On December 2, sociologist Roberto Barbosa of the Rio de Janeiro-based Instituto de Estudos Sociais e Políticos (Iesp) made the headlines of Brazilian papers with a warning that “levels of social inequality will return to the figures of the 1980s,” the decade that saw the industrial working class bring down the military dictatorship. In 1989, the decade closed with over 1,900 strikes, the largest number until 2013, when more than 2 million workers engaged in 2,057 strikes, marking the beginning of the decline of the then-ruling Workers Party (PT).
In response to such a situation, Bolsonaro is cultivating an ever more brazen indifference to the mass suffering of workers, canceling the purchase of syringes for COVID-19 vaccinations for being “too expensive,” declaring publicly that the country is broken and he can’t do anything about it, and that the unemployment figures are caused by “a good part of Brazilians not being prepared to do almost anything.”

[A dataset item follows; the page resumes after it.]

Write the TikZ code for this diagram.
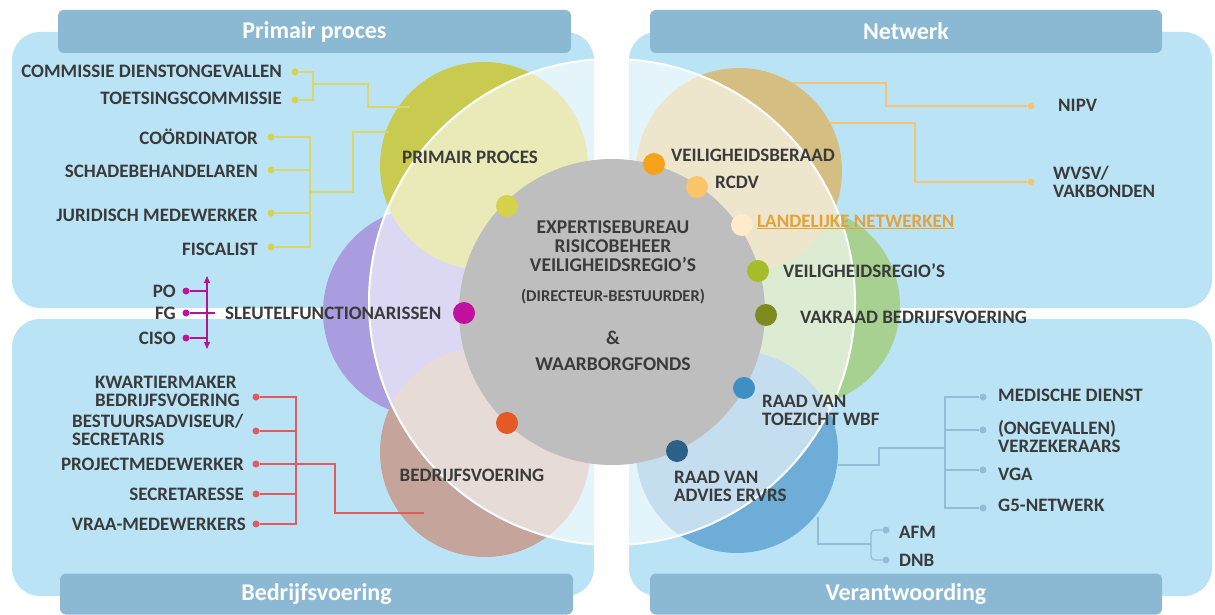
\documentclass[tikz,border=0pt]{standalone}
\usepackage{fontspec}
\setmainfont{Carlito}
\usetikzlibrary{arrows.meta}
\definecolor{panel}{HTML}{BAE4F6}
\definecolor{hdr}{HTML}{8BB9D4}
\definecolor{txt}{HTML}{3A3A3A}
\definecolor{pPurple}{HTML}{A99CDF}
\definecolor{pYellow}{HTML}{C8CB4F}
\definecolor{pTan}{HTML}{D4BE81}
\definecolor{pGreen}{HTML}{A6D191}
\definecolor{pBlue}{HTML}{6DADD8}
\definecolor{pRose}{HTML}{C5A59B}
\definecolor{core}{HTML}{BEBEBE}
\definecolor{cYel}{HTML}{D6D24A}
\definecolor{cOra}{HTML}{F7A21B}
\definecolor{cLor}{HTML}{FBC56B}
\definecolor{cCre}{HTML}{FDEBCB}
\definecolor{cLim}{HTML}{A6BD2A}
\definecolor{cOli}{HTML}{7C8A1E}
\definecolor{cBlu}{HTML}{3D8FC4}
\definecolor{cDbl}{HTML}{2C6088}
\definecolor{cRed}{HTML}{E45A24}
\definecolor{cMag}{HTML}{C2119F}
\definecolor{lYel}{HTML}{D9D66A}
\definecolor{lOra}{HTML}{F3C472}
\definecolor{lMag}{HTML}{B5168F}
\definecolor{lRed}{HTML}{E35A5E}
\definecolor{lBlu}{HTML}{93BDD5}
\definecolor{land}{HTML}{E3A23A}
\newcommand\lblf{\fontsize{19}{18.3}\selectfont\bfseries}
\newcommand\cenf{\fontsize{19.5}{18.6}\selectfont\bfseries}
\newcommand\smlf{\fontsize{16.5}{16}\selectfont\bfseries}
\newcommand\hdrf{\fontsize{24}{24}\selectfont\bfseries}
\tikzset{
  panelbox/.style={fill=panel, draw=none, rounded corners=28pt},
  hdrbox/.style={fill=hdr, rounded corners=6pt, text=white, font=\hdrf, inner sep=0pt},
  petal/.style={circle, inner sep=0pt, draw=none},
  bigdot/.style={circle, inner sep=0pt, minimum size=22pt},
  smalldot/.style={circle, inner sep=0pt, minimum size=7pt},
  lbl/.style={text=txt, font=\lblf, inner sep=0pt, text height=12pt, text depth=0pt},
  clbl/.style={text=txt, font=\cenf, inner sep=0pt, text height=12.3pt, text depth=0pt},
  mlbl/.style={text=txt, font=\lblf, inner sep=0pt, align=left, anchor=north west},
  conn/.style={line width=1.3pt},
}
\begin{document}
\begin{tikzpicture}[x=1pt,y=-1pt]
\useasboundingbox (0,0) rectangle (1215,615);
\fill[white] (0,0) rectangle (1215,615);
% panels
\path[panelbox] (12,32) rectangle (594,308);
\path[panelbox] (629,32) rectangle (1212,308);
\path[panelbox] (12,319) rectangle (594,596);
\path[panelbox] (629,319) rectangle (1212,596);
% headers
\node[hdrbox, minimum width=513pt, minimum height=43pt] (hPP) at (314.5,31.5) {Primair proces};
\node[hdrbox, minimum width=512pt, minimum height=43pt] (hNW) at (906,31.5) {Netwerk};
\node[hdrbox, minimum width=513pt, minimum height=41pt] (hBV) at (316.5,594) {Bedrijfsvoering};
\node[hdrbox, minimum width=512pt, minimum height=41pt] (hVA) at (906,594) {Verantwoording};
% petals
\node[petal, fill=pPurple, minimum size=210pt] (ptPu) at (428,312) {};
\node[petal, fill=pGreen, minimum size=200pt] (ptGr) at (800,306) {};
\node[petal, fill=pBlue, minimum size=202pt] (ptBl) at (737,452) {};
\node[petal, fill=pYellow, minimum size=208pt] (ptYe) at (484,166) {};
\node[petal, fill=pTan, minimum size=206pt] (ptTa) at (739,171) {};
\node[petal, fill=pRose, minimum size=210pt] (ptRo) at (485,452) {};
% big translucent circle
\node[circle, inner sep=0pt, minimum size=486pt, fill=white, fill opacity=0.6, draw=white, line width=2pt] (wc) at (612,302) {};
% core
\node[circle, inner sep=0pt, fill=core, minimum size=306pt] (core) at (612,312) {};
% center text
\node[text=txt, font=\cenf, inner sep=0pt, align=center, anchor=north] (ctr) at (613,221) {EXPERTISEBUREAU\\RISICOBEHEER\\VEILIGHEIDSREGIO’S};
\node[text=txt, font=\smlf, inner sep=0pt, text height=10.4pt, text depth=0pt] (dir) at (613,296) {(DIRECTEUR-BESTUURDER)};
\node[clbl] (amp) at (613,338) {\&};
\node[clbl] (wbf) at (613,364) {WAARBORGFONDS};
% dots on core
\node[bigdot, fill=cYel] (d1) at (507,206) {};
\node[bigdot, fill=cOra] (d2) at (654,164) {};
\node[bigdot, fill=cLor] (d3) at (697,187) {};
\node[bigdot, fill=cCre] (d4) at (742,225) {};
\node[bigdot, fill=cLim] (d5) at (758,271) {};
\node[bigdot, fill=cOli] (d6) at (766,315) {};
\node[bigdot, fill=cBlu] (d7) at (744,388) {};
\node[bigdot, fill=cDbl] (d8) at (677,451) {};
\node[bigdot, fill=cRed] (d9) at (507,423) {};
\node[bigdot, fill=cMag] (d10) at (464,313) {};
% labels around core
\node[lbl] (lPP) at (470,158) {PRIMAIR PROCES};
\node[lbl, anchor=west] (lVB) at (671,155) {VEILIGHEIDSBERAAD};
\node[lbl, anchor=west] (lRC) at (715,182) {RCDV};
\node[lbl, anchor=west, text=land] (lLN) at (757,221) {\underline{LANDELIJKE NETWERKEN}};
\node[lbl, anchor=west] (lVR) at (783,271) {VEILIGHEIDSREGIO’S};
\node[lbl, anchor=west] (lVK) at (800,317) {VAKRAAD BEDRIJFSVOERING};
\node[mlbl] (lTZ) at (762,395) {RAAD VAN\\TOEZICHT WBF};
\node[mlbl] (lAD) at (674,471) {RAAD VAN\\ADVIES ERVRS};
\node[lbl] (lBV) at (472,475) {BEDRIJFSVOERING};
\node[lbl, anchor=west] (lSF) at (225,313) {SLEUTELFUNCTIONARISSEN};
% --- primair proces group
\node[lbl, anchor=east] (tCD) at (282,72) {COMMISSIE DIENSTONGEVALLEN};
\node[lbl, anchor=east] (tTC) at (282,99) {TOETSINGSCOMMISSIE};
\node[smalldot, fill=cYel] (sCD) at (295,72) {};
\node[smalldot, fill=cYel] (sTC) at (295,100) {};
\coordinate (jA) at (313,84);
\coordinate (kA) at (368,107);
\coordinate (eA) at (409,107);
\draw[conn, lYel] (sCD) -| (jA);
\draw[conn, lYel] (sTC) -| (jA);
\draw[conn, lYel] (jA) -| (kA) -- (eA);
\node[lbl, anchor=east] (tCO) at (258,138) {COÖRDINATOR};
\node[lbl, anchor=east] (tSB) at (258,171) {SCHADEBEHANDELAREN};
\node[lbl, anchor=east] (tJM) at (258,215) {JURIDISCH MEDEWERKER};
\node[lbl, anchor=east] (tFI) at (258,249) {FISCALIST};
\node[smalldot, fill=cYel] (sCO) at (271,137) {};
\node[smalldot, fill=cYel] (sSB) at (271,170) {};
\node[smalldot, fill=cYel] (sJM) at (271,213) {};
\node[smalldot, fill=cYel] (sFI) at (271,247) {};
\coordinate (jB) at (310,192);
\coordinate (kB) at (353,132);
\coordinate (eB) at (389,132);
\draw[conn, lYel] (sCO) -| (jB);
\draw[conn, lYel] (sSB) -| (jB);
\draw[conn, lYel] (sJM) -| (jB);
\draw[conn, lYel] (sFI) -| (jB);
\draw[conn, lYel] (jB) -| (kB) -- (eB);
% --- sleutelfunctionarissen
\node[lbl, anchor=east] (tPO) at (176,291) {PO};
\node[lbl, anchor=east] (tFG) at (176,313) {FG};
\node[lbl, anchor=east] (tCI) at (176,338) {CISO};
\node[smalldot, fill=cMag] (sPO) at (186,291) {};
\node[smalldot, fill=cMag] (sFG) at (186,313) {};
\node[smalldot, fill=cMag] (sCI) at (186,338) {};
\coordinate (mTop) at (207,276);
\coordinate (mBot) at (207,349);
\draw[conn, lMag, {Triangle[length=7pt,width=6pt]}-{Triangle[length=7pt,width=6pt]}] (mTop) -- (mBot);
\draw[conn, lMag] (sPO) -- (sPO -| mTop);
\draw[conn, lMag] (sCI) -- (sCI -| mTop);
\draw[conn, lMag, shorten >=10pt] (sFG) -- (lSF.west);
% --- bedrijfsvoering group
\node[mlbl] (tKW) at (95,376) {KWARTIERMAKER\\BEDRIJFSVOERING};
\node[mlbl] (tBA) at (72,414) {BESTUURSADVISEUR/\\SECRETARIS};
\node[lbl, anchor=east] (tPM) at (244,464) {PROJECTMEDEWERKER};
\node[lbl, anchor=east] (tSE) at (244,494) {SECRETARESSE};
\node[lbl, anchor=east] (tVM) at (246,524) {VRAA-MEDEWERKERS};
\node[smalldot, fill=lRed] (sKW) at (256,397) {};
\node[smalldot, fill=lRed] (sBA) at (256,431) {};
\node[smalldot, fill=lRed] (sPM) at (256,464) {};
\node[smalldot, fill=lRed] (sSE) at (256,494) {};
\node[smalldot, fill=lRed] (sVM) at (256,524) {};
\coordinate (jR) at (296,464);
\coordinate (kR) at (335,513);
\coordinate (eR) at (424,513);
\draw[conn, lRed] (sKW) -| (jR);
\draw[conn, lRed] (sBA) -| (jR);
\draw[conn, lRed] (sSE) -| (jR);
\draw[conn, lRed] (sVM) -| (jR);
\draw[conn, lRed] (sPM) -- (jR) -| (kR) -- (eR);
% --- netwerk group
\node[smalldot, fill=lOra] (sNI) at (1031,106) {};
\node[smalldot, fill=lOra] (sWV) at (1031,182) {};
\node[lbl, anchor=west] (tNI) at (1058,106) {NIPV};
\node[mlbl] (tWV) at (1053,166) {WVSV/\\VAKBONDEN};
\coordinate (oA) at (793,83);
\coordinate (kN1) at (886,106);
\coordinate (oB) at (829,123);
\coordinate (kN2) at (915,182);
\draw[conn, lOra] (oA) -| (kN1) -- (sNI);
\draw[conn, lOra] (oB) -| (kN2) -- (sWV);
% --- verantwoording group
\node[smalldot, fill=lBlu] (sMD) at (983,397) {};
\node[smalldot, fill=lBlu] (sOV) at (983,430) {};
\node[smalldot, fill=lBlu] (sVG) at (983,470) {};
\node[smalldot, fill=lBlu] (sG5) at (983,508) {};
\node[lbl, anchor=west] (tMD) at (998,395) {MEDISCHE DIENST};
\node[mlbl] (tOV) at (998,420) {(ONGEVALLEN)\\VERZEKERAARS};
\node[lbl, anchor=west] (tVG) at (998,474) {VGA};
\node[lbl, anchor=west] (tG5) at (998,505) {G5-NETWERK};
\coordinate (jV) at (945,448);
\coordinate (kV) at (879,465);
\coordinate (eV) at (838,465);
\draw[conn, lBlu] (sMD) -| (jV);
\draw[conn, lBlu] (sOV) -| (jV);
\draw[conn, lBlu] (sVG) -| (jV);
\draw[conn, lBlu] (sG5) -| (jV);
\draw[conn, lBlu] (jV) -| (kV) -- (eV);
\node[smalldot, fill=lBlu] (sAF) at (886,530) {};
\node[smalldot, fill=lBlu] (sDN) at (886,560) {};
\node[lbl, anchor=west] (tAF) at (899,532) {AFM};
\node[lbl, anchor=west] (tDN) at (899,560) {DNB};
\coordinate (jF) at (871,544);
\coordinate (eF) at (818,517);
\draw[conn, lBlu, rounded corners=4pt] (sAF) -| (jF);
\draw[conn, lBlu, rounded corners=4pt] (sDN) -| (jF);
\draw[conn, lBlu] (jF) -| (eF);
\end{tikzpicture}
\end{document}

Under such conditions, mirroring the significant support for Trump’s coup within the ruling class, even the unsubstantiated election fraud allegations by Bolsonaro may be viewed by the ruling class as a means of furthering a Bolsonaro coup. A recent PoderData survey showed that less than 15 percent of Brazilians believe the electronic ballot boxes are subject to fraud. Nonetheless, opposition candidate and frontrunner to succeed House Speaker Maia with the support of the PT, Luiz Felipe Baleia Rossi of the Brazilian Democratic Movement (MDB), declared on January 9 that the discussion over print ballots “will have to be held,” providing a “democratic” cover for Bolsonaro’s conspiracy theory.
It is urgent that Brazilian workers assimilate the lessons of the January 6 putsch in Washington and its global implications in order to prepare for coming struggles.